Troubles Psy

VRAI/FAUX – Contre les idées reçues sur la spiritualité et les troubles psy

Le père Bernard-Marie Geffroy a longtemps été aumônier en psychiatrie. Il a fondé à Aix-en-Provence l’Accueil Raphaël, un accompagnement spirituel et psychologique. Le temps d’un vrai/faux, il décrypte certaines idées reçues.  

Il est trop difficile pour un prêtre d’accompagner des personnes avec une fragilité psychique : FAUX 

Mais il y a encore une frilosité de la part de l’Eglise. Avec les scandales d’abus sexuels, beaucoup craignent d’accompagner des personnes fragiles psychiquement car on pourrait les soupçonner d’user d’une emprise. Un prêtre me disait ne jamais prier avec les personnes qu’il accompagnait car il avait peur d’un « débordement affectif ». Certes, il faut être conscient des contre-transferts que peuvent faire ces personnes mais l’accompagnement spirituel est avant tout une relation. C’est cela qui fait progresser.
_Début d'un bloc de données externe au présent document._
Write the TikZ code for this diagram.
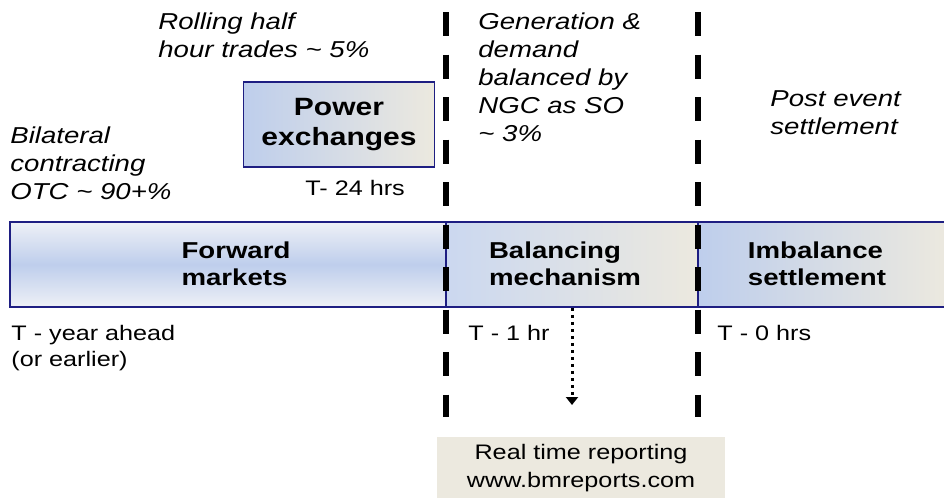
\documentclass[tikz,border=0pt]{standalone}
\usepackage{fontspec}
\setmainfont{Liberation Sans}[FakeStretch=1.2]
\usetikzlibrary{arrows.meta,positioning,calc}

\definecolor{barblue}{RGB}{190,206,236}
\definecolor{barlight}{RGB}{238,240,246}
\definecolor{beige}{RGB}{236,233,223}
\definecolor{navy}{RGB}{30,30,130}

\tikzset{
  seg/.style={draw=navy, line width=0.8pt, inner sep=0pt, minimum height=42.5pt},
  barlabel/.style={align=left, inner sep=0pt,
    font=\bfseries\fontsize{11.5}{13.5}\selectfont},
  note/.style={anchor=north west, align=left, inner sep=0pt,
    font=\itshape\fontsize{11.5}{14}\selectfont},
  tlabel/.style={anchor=north west, align=left, inner sep=0pt,
    font=\fontsize{10.5}{13}\selectfont},
  cutline/.style={line width=3pt, dash pattern=on 12pt off 9.25pt}
}

\begin{document}
\begin{tikzpicture}[x=0.5pt,y=-0.5pt]
  \useasboundingbox (0,0) rectangle (944,498);

  % time bar
  \node[seg, minimum width=218pt, top color=barlight, bottom color=barlight,
        middle color=barblue] (fwd) at (228,264.5) {};
  \node[seg, minimum width=126pt, left color=barblue!80!white, right color=beige]
        (bal) at (572,264.5) {};
  \node[seg, minimum width=125pt, left color=barblue, right color=beige]
        (imb) at (823,264.5) {};
  \node[barlabel] (fwdlbl) at (236,264) {Forward\\markets};
  \node[barlabel] (ballbl) at (565,264) {Balancing\\mechanism};
  \node[barlabel] (imblbl) at (817,264) {Imbalance\\settlement};

  % power exchanges
  \node[seg, minimum width=95.5pt, minimum height=42.5pt, left color=barblue,
        right color=beige, align=center, font=\bfseries\fontsize{12.5}{15}\selectfont]
        (px) at (339,124.5) {Power\\exchanges};
  \node[tlabel] (t24) at (305,180) {T- 24 hrs};

  % gate closures
  \coordinate (gtop) at (446,12);
  \coordinate (gbot) at (446,417);
  \coordinate (ptop) at (698,12);
  \coordinate (pbot) at (698,417);
  \draw[cutline] (gtop) -- (gbot);
  \draw[cutline] (ptop) -- (pbot);

  % notes
  \node[note] (roll) at (158,12) {Rolling half\\hour trades \textasciitilde{} 5\%};
  \node[note] (bilat) at (10,126) {Bilateral\\contracting\\OTC \textasciitilde{} 90+\%};
  \node[note] (gen) at (478,12) {Generation \&\\demand\\balanced by\\NGC as SO\\\textasciitilde{} 3\%};
  \node[note] (post) at (770,90) {Post event\\settlement};

  % times
  \node[tlabel] (tyear) at (11,325) {T - year ahead\\(or earlier)};
  \node[tlabel] (thr) at (468,325) {T - 1 hr};
  \node[tlabel] (tzero) at (717,325) {T - 0 hrs};

  % reporting
  \node[fill=beige, minimum width=144pt, minimum height=31pt, align=center,
        inner sep=0pt, font=\fontsize{10.5}{14}\selectfont]
        (rep) at (581,468) {Real time reporting\\www.bmreports.com};
  \draw[line width=1.5pt, dotted, -{Triangle[width=6pt,length=4pt]}]
        (bal.south) -- (bal.south |- 0,405);
\end{tikzpicture}
\end{document}
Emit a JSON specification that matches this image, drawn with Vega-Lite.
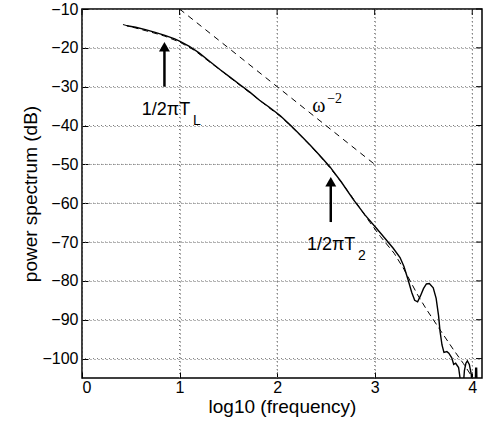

La foi est un soutien pour les personnes malades psychiques : VRAI

J’observe un grand désir spirituel chez elles. Le Seigneur est d’abord venu pour les malades. L’Amour du Christ va aux marges. Quand j’étais aumônier à Sainte-Anne, un patient m’avait interpellé après la lecture du texte du Deutéronome : « Tu aimeras ton Dieu de toute ta force, de toute ton âme, et ton prochain comme toi-même ». Ce patient m’a interrompu : « Comment voulez-vous que j’aime mon prochain si je n’arrive déjà pas à m’aimer moi-même ? » Il a ajouté que le regard des autres l’enfermait, qu’il n’était qu’un malade à leurs yeux. Après un silence, il a poursuivi : « Alors, je me plonge dans le regard de Dieu et je m’aime un peu moins mal. Et j’aime un peu moins mal mon prochain. » Je n’ai rien eu à ajouter, l’Esprit saint avait œuvré. 

L’exorcisme est parfois nécessaire : VRAI

C’est vrai pour des personnes sous forte emprise ou ayant été abusées par exemple. Mais cela reste très rare et il existe d’autres voies, comme la prière de libération. Elle permet de couper la personne des liens mauvais, en rapport avec son histoire. Mais si la personne est psychotique, elle doit d’abord être stabilisée. 

Les psychiatres se méfient du côté spirituel : VRAI

Les psychiatres ont une peur immense du délire mystique, car il est redoutable. Ils ont tendance à se méfier du prêtre ou de l’aumônier, se disant qu’ils vont exacerber le délire mystique. Un jour, un psychiatre m’a appelé pour un jeune de son service qui voulait faire sa première communion. Il lui a refusée par crainte qu’il ne parte dans un délire. Je lui ai répondu que justement, l’un des remèdes à était de vivre une liturgie incarnée.

Dans le délire, c’est le contraire, la personne « décolle », elle est ailleurs… Je n’ai pas voulu m’opposer et le jeune a attendu sa sortie. Il a reçu ce sacrement dans ma paroisse. Ces psychiatres-là, je les appelle les « chimiatres ». Comme si, pour eux, tout était chimique et corporel. Ils considèrent à peine le psychologique, et ne parlons pas du spirituel ! Les patients souffrent de cette attitude. Ils ont une forte sensibilité et perçoivent lorsqu’ils sont réduits à cette seule dimension.